▸ **Given request**
In the entries below, find every line holding the string "this" and collect it.

▸ **Exercise input**
----

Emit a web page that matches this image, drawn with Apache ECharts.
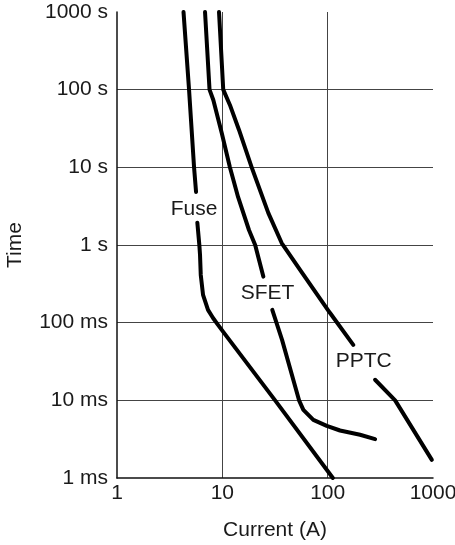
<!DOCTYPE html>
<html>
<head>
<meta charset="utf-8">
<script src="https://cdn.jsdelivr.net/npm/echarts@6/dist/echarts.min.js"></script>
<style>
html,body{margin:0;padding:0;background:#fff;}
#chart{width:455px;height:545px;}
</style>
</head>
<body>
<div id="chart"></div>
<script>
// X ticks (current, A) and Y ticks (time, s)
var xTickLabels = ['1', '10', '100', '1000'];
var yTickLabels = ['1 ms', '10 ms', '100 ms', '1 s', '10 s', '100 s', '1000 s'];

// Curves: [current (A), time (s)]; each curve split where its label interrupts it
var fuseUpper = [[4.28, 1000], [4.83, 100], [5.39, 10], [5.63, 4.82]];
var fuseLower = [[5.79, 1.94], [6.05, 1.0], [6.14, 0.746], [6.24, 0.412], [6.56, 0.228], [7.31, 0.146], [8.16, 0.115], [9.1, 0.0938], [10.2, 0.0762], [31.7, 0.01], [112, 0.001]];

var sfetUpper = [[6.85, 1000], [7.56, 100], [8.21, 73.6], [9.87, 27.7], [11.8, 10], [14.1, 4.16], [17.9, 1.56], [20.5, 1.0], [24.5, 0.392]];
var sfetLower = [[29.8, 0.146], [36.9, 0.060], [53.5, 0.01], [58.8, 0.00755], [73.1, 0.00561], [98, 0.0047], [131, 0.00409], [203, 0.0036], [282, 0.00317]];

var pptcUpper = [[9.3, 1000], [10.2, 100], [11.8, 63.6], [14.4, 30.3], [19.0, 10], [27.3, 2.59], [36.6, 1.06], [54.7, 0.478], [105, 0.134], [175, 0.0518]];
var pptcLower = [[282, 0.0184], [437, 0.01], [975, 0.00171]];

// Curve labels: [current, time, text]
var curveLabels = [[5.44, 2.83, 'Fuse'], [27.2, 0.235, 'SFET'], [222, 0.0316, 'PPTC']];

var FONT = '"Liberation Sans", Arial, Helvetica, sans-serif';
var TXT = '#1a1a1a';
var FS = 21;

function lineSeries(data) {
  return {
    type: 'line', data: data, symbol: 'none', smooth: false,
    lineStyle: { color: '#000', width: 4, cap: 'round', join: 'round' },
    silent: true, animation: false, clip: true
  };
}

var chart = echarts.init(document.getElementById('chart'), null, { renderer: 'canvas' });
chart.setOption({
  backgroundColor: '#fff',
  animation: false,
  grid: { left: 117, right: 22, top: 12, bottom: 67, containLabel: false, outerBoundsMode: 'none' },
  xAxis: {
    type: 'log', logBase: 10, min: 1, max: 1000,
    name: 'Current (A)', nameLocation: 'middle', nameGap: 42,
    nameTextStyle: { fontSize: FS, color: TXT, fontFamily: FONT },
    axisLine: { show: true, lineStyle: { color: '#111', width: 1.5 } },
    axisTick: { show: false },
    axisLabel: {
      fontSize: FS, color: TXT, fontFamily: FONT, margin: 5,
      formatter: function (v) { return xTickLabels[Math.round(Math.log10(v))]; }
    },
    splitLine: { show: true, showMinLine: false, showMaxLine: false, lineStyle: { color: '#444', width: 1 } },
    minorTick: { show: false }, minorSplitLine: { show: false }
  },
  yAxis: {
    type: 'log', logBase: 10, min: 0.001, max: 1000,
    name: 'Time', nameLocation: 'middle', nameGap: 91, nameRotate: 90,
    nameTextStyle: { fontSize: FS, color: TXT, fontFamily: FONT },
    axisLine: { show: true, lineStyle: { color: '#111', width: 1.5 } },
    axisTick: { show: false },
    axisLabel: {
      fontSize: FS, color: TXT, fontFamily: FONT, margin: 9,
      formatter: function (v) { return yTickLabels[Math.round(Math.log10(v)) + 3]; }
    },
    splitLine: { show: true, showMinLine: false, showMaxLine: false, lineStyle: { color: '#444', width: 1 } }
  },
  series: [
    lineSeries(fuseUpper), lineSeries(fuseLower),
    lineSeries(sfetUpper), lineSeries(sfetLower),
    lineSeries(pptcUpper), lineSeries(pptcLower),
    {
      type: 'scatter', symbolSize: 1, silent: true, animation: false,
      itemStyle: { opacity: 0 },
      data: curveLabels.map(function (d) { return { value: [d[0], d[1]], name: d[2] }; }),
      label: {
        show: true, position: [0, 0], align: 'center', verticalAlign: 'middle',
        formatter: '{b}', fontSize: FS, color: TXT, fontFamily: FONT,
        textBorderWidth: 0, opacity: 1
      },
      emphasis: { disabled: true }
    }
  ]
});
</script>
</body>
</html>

----

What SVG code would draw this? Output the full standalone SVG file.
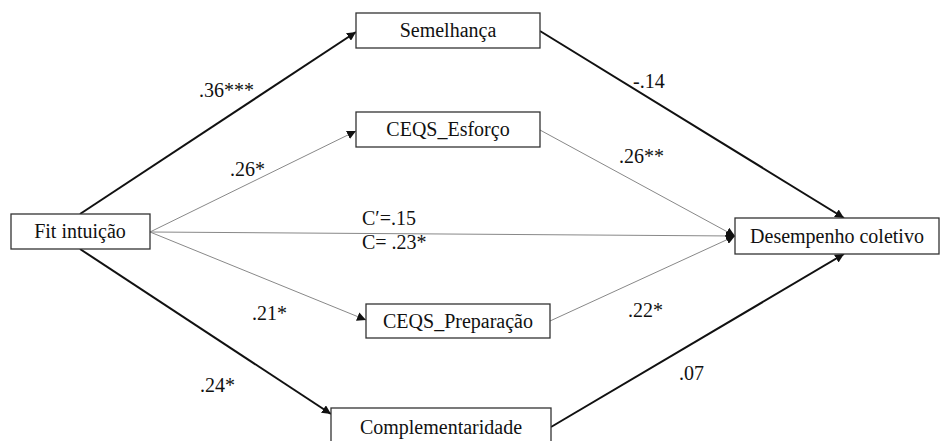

----

▸ **Output of the exercise**
Emit a web page that matches this image, drawn with Apache ECharts.
What SVG code would draw this? Output the full standalone SVG file.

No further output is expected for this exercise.